┌──

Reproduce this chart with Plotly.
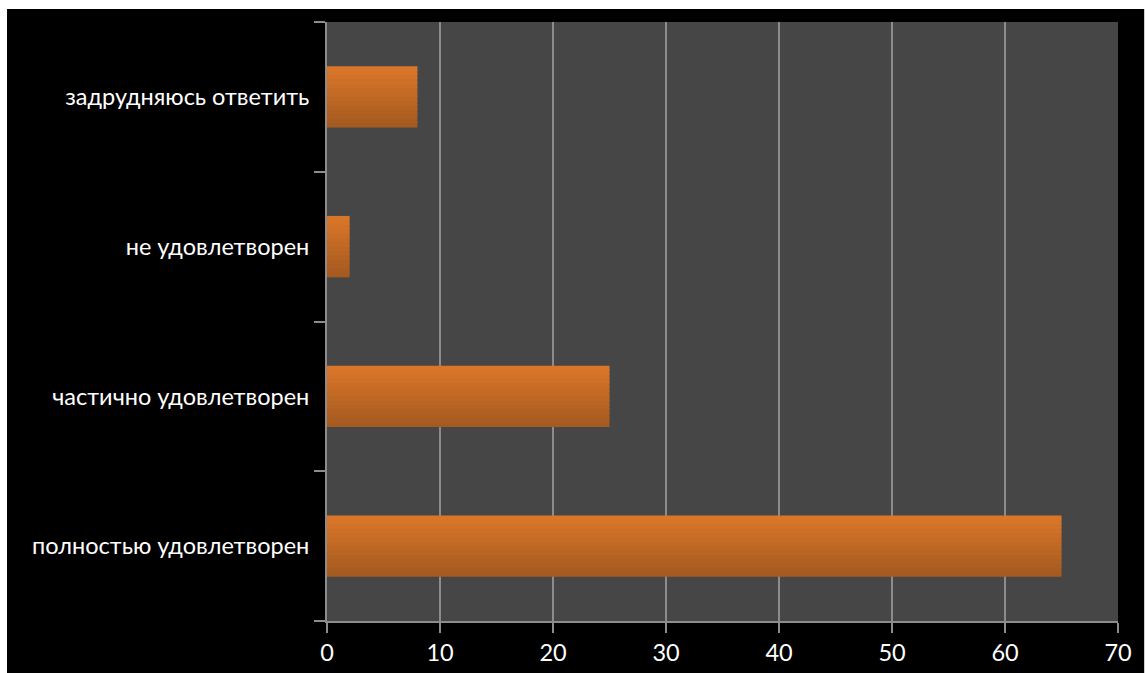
import plotly.graph_objects as go

categories = ["полностью удовлетворен", "частично удовлетворен", "не удовлетворен", "задрудняюсь ответить"]
values = [65, 25, 2, 8]
x_ticks = [0, 10, 20, 30, 40, 50, 60, 70]

top_rgb = (218, 118, 41)
bot_rgb = (165, 90, 32)
n_strips = 14
bar_w = 0.41

fig = go.Figure()
step = bar_w / n_strips
for i in range(n_strips):
    t = i / (n_strips - 1)
    c = tuple(round(bot_rgb[k] + (top_rgb[k] - bot_rgb[k]) * t) for k in range(3))
    fig.add_trace(go.Bar(
        x=values, y=categories, orientation="h",
        offset=-bar_w / 2 + i * step,
        width=step * 1.25 if i < n_strips - 1 else step,
        marker=dict(color="rgb(%d,%d,%d)" % c, line=dict(width=0)),
        showlegend=False, hoverinfo="x+y",
    ))

fig.update_layout(
    width=1137, height=665,
    margin=dict(l=320, r=26, t=13, b=53),
    paper_bgcolor="#000000", plot_bgcolor="#464646",
    barmode="overlay",
    font=dict(family="Lato, Carlito, sans-serif", size=23.5, color="#ffffff"),
    xaxis=dict(range=[0, 70], tickvals=x_ticks, showgrid=True, gridcolor="#8c8c8c", gridwidth=2,
               showline=True, linecolor="#8c8c8c", linewidth=2, ticks="outside", ticklen=10,
               tickcolor="#8c8c8c", tickwidth=2, zeroline=False, fixedrange=True, automargin=False),
    yaxis=dict(type="category", categoryorder="array", categoryarray=categories,
               showgrid=False, showline=True, linecolor="#8c8c8c", linewidth=2,
               ticks="outside", ticklen=11, tickcolor="#8c8c8c", tickwidth=2, tickson="boundaries",
               ticklabelstandoff=11, fixedrange=True, automargin=False),
)

fig.write_html("out.html", post_script=(
    "document.body.style.overflow='hidden';"
    "document.body.style.margin='9px 0 0 7px';"
    "var d=document.querySelector('.plotly-graph-div');"
    "d.style.outline='1px solid #cfcfcf';"
))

└──

Set problem :: Copy the data exactly. Any picture it contains is to be omitted.

Complete response ::
Reproduce this chart with Plotly.
import plotly.graph_objects as go

categories = ["полностью удовлетворен", "частично удовлетворен", "не удовлетворен", "задрудняюсь ответить"]
values = [65, 25, 2, 8]
x_ticks = [0, 10, 20, 30, 40, 50, 60, 70]

top_rgb = (218, 118, 41)
bot_rgb = (165, 90, 32)
n_strips = 14
bar_w = 0.41

fig = go.Figure()
step = bar_w / n_strips
for i in range(n_strips):
    t = i / (n_strips - 1)
    c = tuple(round(bot_rgb[k] + (top_rgb[k] - bot_rgb[k]) * t) for k in range(3))
    fig.add_trace(go.Bar(
        x=values, y=categories, orientation="h",
        offset=-bar_w / 2 + i * step,
        width=step * 1.25 if i < n_strips - 1 else step,
        marker=dict(color="rgb(%d,%d,%d)" % c, line=dict(width=0)),
        showlegend=False, hoverinfo="x+y",
    ))

fig.update_layout(
    width=1137, height=665,
    margin=dict(l=320, r=26, t=13, b=53),
    paper_bgcolor="#000000", plot_bgcolor="#464646",
    barmode="overlay",
    font=dict(family="Lato, Carlito, sans-serif", size=23.5, color="#ffffff"),
    xaxis=dict(range=[0, 70], tickvals=x_ticks, showgrid=True, gridcolor="#8c8c8c", gridwidth=2,
               showline=True, linecolor="#8c8c8c", linewidth=2, ticks="outside", ticklen=10,
               tickcolor="#8c8c8c", tickwidth=2, zeroline=False, fixedrange=True, automargin=False),
    yaxis=dict(type="category", categoryorder="array", categoryarray=categories,
               showgrid=False, showline=True, linecolor="#8c8c8c", linewidth=2,
               ticks="outside", ticklen=11, tickcolor="#8c8c8c", tickwidth=2, tickson="boundaries",
               ticklabelstandoff=11, fixedrange=True, automargin=False),
)

fig.write_html("out.html", post_script=(
    "document.body.style.overflow='hidden';"
    "document.body.style.margin='9px 0 0 7px';"
    "var d=document.querySelector('.plotly-graph-div');"
    "d.style.outline='1px solid #cfcfcf';"
))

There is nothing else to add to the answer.